Enlico
Enlico

Reputation: 28490

How do I tell HLS to use hls-class-plugin?

I was looking for how to discover the names of the methods of a type class in a Haskell file using the HLS.

Searching around I found this page where the code action "Add missing class methods" is mentioned.

I would like that feature to work in my IDE (I use Vim + YouCompleteMe), so I've just installed hls-class-plugin via cabal install hls-class-plugin¹, which succeeded, but also ended with a warning:

@@@@@@@@@@@@@@@@@@@@@@@@@@@@@@@@@@@@@@@@@@@@@@@@@@@@@@@@@@@@
@ WARNING: Installation might not be completed as desired! @
@@@@@@@@@@@@@@@@@@@@@@@@@@@@@@@@@@@@@@@@@@@@@@@@@@@@@@@@@@@@
The command "cabal install [TARGETS]" doesn't expose libraries.
* You might have wanted to add them as dependencies to your package. In this
case add "hls-class-plugin" to the build-depends field(s) of your package's
.cabal file.
* You might have wanted to add them to a GHC environment. In this case use
"cabal install --lib hls-class-plugin". The "--lib" flag is provisional: see
https://github.com/haskell/cabal/issues/6481 for more information.

The the question is, how do I tell the HLS to make use of this library?

I do read that

You might have wanted to add them as dependencies to your package. In this case add "hls-class-plugin" to the build-depends field(s) of your package's .cabal file.
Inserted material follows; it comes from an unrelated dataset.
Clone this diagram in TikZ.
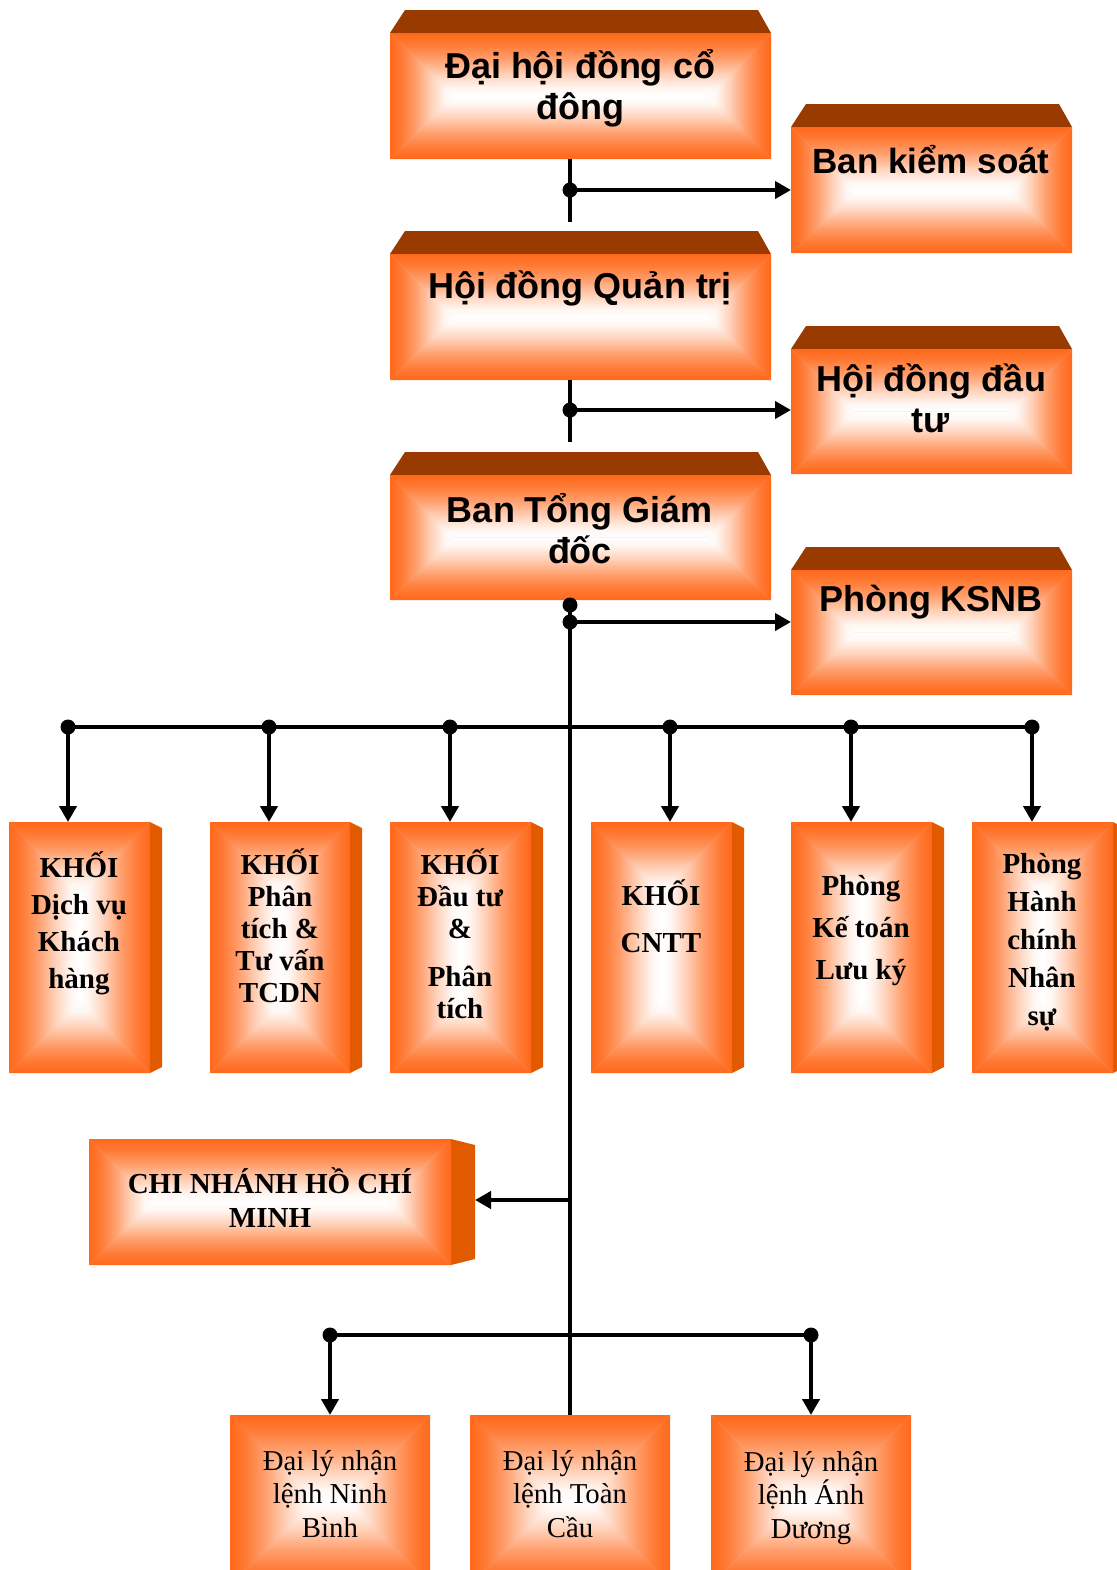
\documentclass[tikz,border=0pt]{standalone}
\usepackage{fontspec}
\setmainfont{Liberation Serif}
\newfontfamily\arialf{Liberation Sans}
\usetikzlibrary{arrows.meta,fit}
\definecolor{boxorange}{RGB}{255,104,26}
\definecolor{boxside}{RGB}{226,90,0}
\definecolor{boxbevel}{RGB}{153,58,0}
\pgfdeclareverticalshading{edgefade}{100bp}{%
  color(0bp)=(white); color(25bp)=(white); color(31bp)=(boxorange!5!white);
  color(42bp)=(boxorange!30!white); color(55bp)=(boxorange!65!white);
  color(66bp)=(boxorange!88!white); color(75bp)=(boxorange); color(100bp)=(boxorange)}
\newcommand\gradbox[5]{%
  \pgfmathsetmacro\gbd{min(#4-#2,#5-#3)/2}%
  \fill[boxorange!40!white] (#2,#3) rectangle (#4,#5);
  \shade[shading=edgefade,shading angle=0] (#2,#3) -- (#4,#3) -- ({#4-\gbd},{#3+\gbd}) -- ({#2+\gbd},{#3+\gbd}) -- cycle;
  \shade[shading=edgefade,shading angle=180] (#2,#5) -- (#4,#5) -- ({#4-\gbd},{#5-\gbd}) -- ({#2+\gbd},{#5-\gbd}) -- cycle;
  \shade[shading=edgefade,shading angle=90] (#2,#3) -- ({#2+\gbd},{#3+\gbd}) -- ({#2+\gbd},{#5-\gbd}) -- (#2,#5) -- cycle;
  \shade[shading=edgefade,shading angle=270] (#4,#3) -- ({#4-\gbd},{#3+\gbd}) -- ({#4-\gbd},{#5-\gbd}) -- (#4,#5) -- cycle;
  \node[fit={(#2,#3) (#4,#5)}, inner sep=0pt, outer sep=0pt] (#1) {};
}
% box with dark top bevel
\newcommand\topbox[5]{%
  \fill[boxbevel] (#2,#3) -- ({#2+15},{#3-23}) -- ({#4-13},{#3-23}) -- (#4,#3) -- cycle;
  \gradbox{#1}{#2}{#3}{#4}{#5}%
}
% box with right side face
\newcommand\sidebox[7]{% name x0 y0 x1 y1 depth slant
  \fill[boxside] (#4,#3) -- ({#4+#6},{#3+#7}) -- ({#4+#6},{#5-#7}) -- (#4,#5) -- cycle;
  \gradbox{#1}{#2}{#3}{#4}{#5}%
}
\tikzset{
  conn/.style={line width=2pt},
  arr/.style={line width=2pt,-{Triangle[length=8pt,width=8.5pt]}},
  jdot/.style={circle,fill=black,inner sep=0pt,minimum size=7.5pt},
  ttop/.style={font=\fontsize{18}{20.5}\selectfont\arialf\bfseries,align=center,inner sep=0pt},
  tkhoi/.style={font=\fontsize{14.5}{#1}\selectfont\bfseries,align=center,inner sep=0pt},
  tbot/.style={font=\fontsize{14.4}{16.8}\selectfont,align=center,inner sep=0pt},
}
\begin{document}
\begin{tikzpicture}[x=0.5pt,y=-0.5pt]
\useasboundingbox (0,0) rectangle (1117,1570);
% ---------- top column ----------
\topbox{dh}{390}{33}{771}{159}{}
\topbox{bks}{791}{127}{1072}{253}{}
\topbox{hdqt}{390}{254}{771}{380}{}
\topbox{hddt}{791}{349}{1072}{474}{}
\topbox{tgd}{390}{475}{771}{600}{}
\topbox{ksnb}{791}{570}{1072}{695}{}
\node[ttop] (tdh) at (580,88) {Đại hội đồng cổ\\đông};
\node[ttop,font=\fontsize{17.5}{20.5}\selectfont\arialf\bfseries] (tbks) at (931,160) {Ban kiểm soát};
\node[ttop] (thdqt) at (580,288) {Hội đồng Quản trị};
\node[ttop] (thddt) at (931,398) {Hội đồng đầu\\tư};
\node[ttop] (ttgd) at (580,529) {Ban Tổng Giám\\đốc};
\node[ttop] (tksnb) at (931,602) {Phòng KSNB};
% ---------- department boxes ----------
\sidebox{k1}{9}{822}{150}{1073}{12}{6}
\sidebox{k2}{210}{822}{350}{1073}{12}{6}
\sidebox{k3}{390}{822}{531}{1073}{12}{6}
\sidebox{k4}{591}{822}{732}{1073}{12}{6}
\sidebox{k5}{791}{822}{932}{1073}{12}{6}
\sidebox{k6}{972}{822}{1113}{1073}{12}{6}
\node[tkhoi=18.5pt] (tk1) at (79,923) {KHỐI\\Dịch vụ\\Khách\\hàng};
\node[tkhoi=16pt] (tk2) at (280,926) {KHỐI\\Phân\\tích \&\\Tư vấn\\TCDN};
\node[tkhoi=16pt] (tk3) at (460,934) {KHỐI\\Đầu tư\\\&\\[8pt]Phân\\tích};
\node[tkhoi=23.5pt] (tk4) at (661,916) {KHỐI\\CNTT};
\node[tkhoi=21pt] (tk5) at (861,931) {Phòng\\Kế toán\\Lưu ký};
\node[tkhoi=19pt] (tk6) at (1042,942) {Phòng\\Hành\\chính\\Nhân\\sự};
% ---------- branch ----------
\sidebox{chi}{89}{1139}{451}{1265}{24}{6}
\node[tkhoi=17pt] (tchi) at (270,1198) {CHI NHÁNH HỒ CHÍ\\MINH};
% ---------- agents ----------
\gradbox{a1}{230}{1415}{430}{1585}{}
\gradbox{a2}{470}{1415}{670}{1585}{}
\gradbox{a3}{711}{1415}{911}{1585}{}
\node[tbot] (ta1) at (330,1494) {Đại lý nhận\\lệnh Ninh\\Bình};
\node[tbot] (ta2) at (570,1494) {Đại lý nhận\\lệnh Toàn\\Cầu};
\node[tbot] (ta3) at (811,1498) {Đại lý nhận\\lệnh Ánh\\Dương};
% ---------- junctions ----------
\coordinate (e1) at (570,222);
\coordinate (e2) at (570,442);
\node[jdot] (j1) at (570,190) {};
\node[jdot] (j2) at (570,410) {};
\node[jdot] (j3) at (570,605) {};
\node[jdot] (j4) at (570,622) {};
\coordinate (hl) at (68,727);
\coordinate (hr) at (1032,727);
\node[jdot] (d1) at (68,727) {};
\node[jdot] (d2) at (269,727) {};
\node[jdot] (d3) at (450,727) {};
\node[jdot] (d4) at (670,727) {};
\node[jdot] (d5) at (851,727) {};
\node[jdot] (d6) at (1032,727) {};
\coordinate (jc) at (570,1200);
\node[jdot] (b1) at (330,1335) {};
\node[jdot] (b2) at (811,1335) {};
% ---------- connectors ----------
\draw[conn] (dh.south -| j1) -- (e1);
\draw[arr] (j1.center) -- (bks.west |- j1);
\draw[conn] (hdqt.south -| j2) -- (e2);
\draw[arr] (j2.center) -- (hddt.west |- j2);
\draw[arr] (j4.center) -- (ksnb.west |- j4);
\draw[conn] (tgd.south -| j3) -- (a2.north);
\draw[conn] (hl) -- (hr);
\foreach \i in {1,...,6}{\draw[arr] (d\i.center) -- (k\i.north -| d\i);}
\draw[arr] (jc) -- ([xshift=12pt]chi.east |- jc);
\draw[conn] (b1.center) -- (b2.center);
\draw[arr] (b1.center) -- (a1.north -| b1);
\draw[arr] (b2.center) -- (a3.north -| b2);
\end{tikzpicture}
\end{document}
but which .cabal file? After all I don't want this feature to be available in a project... but simply every time I open a Haskell file.


(¹) In principle I would have thought I should install it via cabal install --lib hls-class-plugin, but that just errored out:

Warning: The package list for 'hackage.haskell.org' is 70 days old.
Run 'cabal update' to get the latest list of available packages.
Warning: The package list for 'hackage.haskell.org' is 70 days old.
Run 'cabal update' to get the latest list of available packages.
Resolving dependencies...
Error: cabal: Cannot build the package hls-class-plugin because none of the
components are available to build: the library is marked as 'buildable:
False'; and the test suite 'tests' cannot be built because cabal does not
currently support building test suites or benchmarks of non-local dependencies

Upvotes: 0

Views: 134

Answers (1)

HTNW
HTNW

Reputation: 29193

The haskell-language-server package has to be built with the class flag set. Then haskell-language-server package will make itself depend on hls-class-plugin, link to it, and use it when the executable runs. You can't tell HLS to use any plugins it wasn't built with at runtime.

In order to set a flag on the haskell-language-server package, you have to build it yourself. Also, if a flag not set by default (a plugin is not enabled by default), that probably means that plugin hasn't been updated to the version of GHC you've built HLS for, so there's no guarantee a build you do yourself will work. Anyway, to build haskell-language-server from source, I believe the workflow is like this (it's been a while and the build's quite finicky anyway)

  1. Clone the repository into some directory and enter that directory.
  2. Take a look at the flags (they're defined in .cabal file, but the list on Hackage is probably also up-to-date.
  3. Issue cabal configure -fflag1 -fflag2 ... for the flags you want. You may (probably?) need to set -fignore-plugins-ghc-bounds.
  4. cabal install should build the package, if possible. It might not be possible!
  5. The above command, if it works, puts a haskell-language-server executable... somewhere (the location is configured in your cabal config, and I think it can be set with --installdir).
  6. Take that executable (it'll actually probably be a symlink to the executable) and put it in the right place for your editor to find it. You should probably include the GHC version in its name as it is specific to the GHC version it was built with.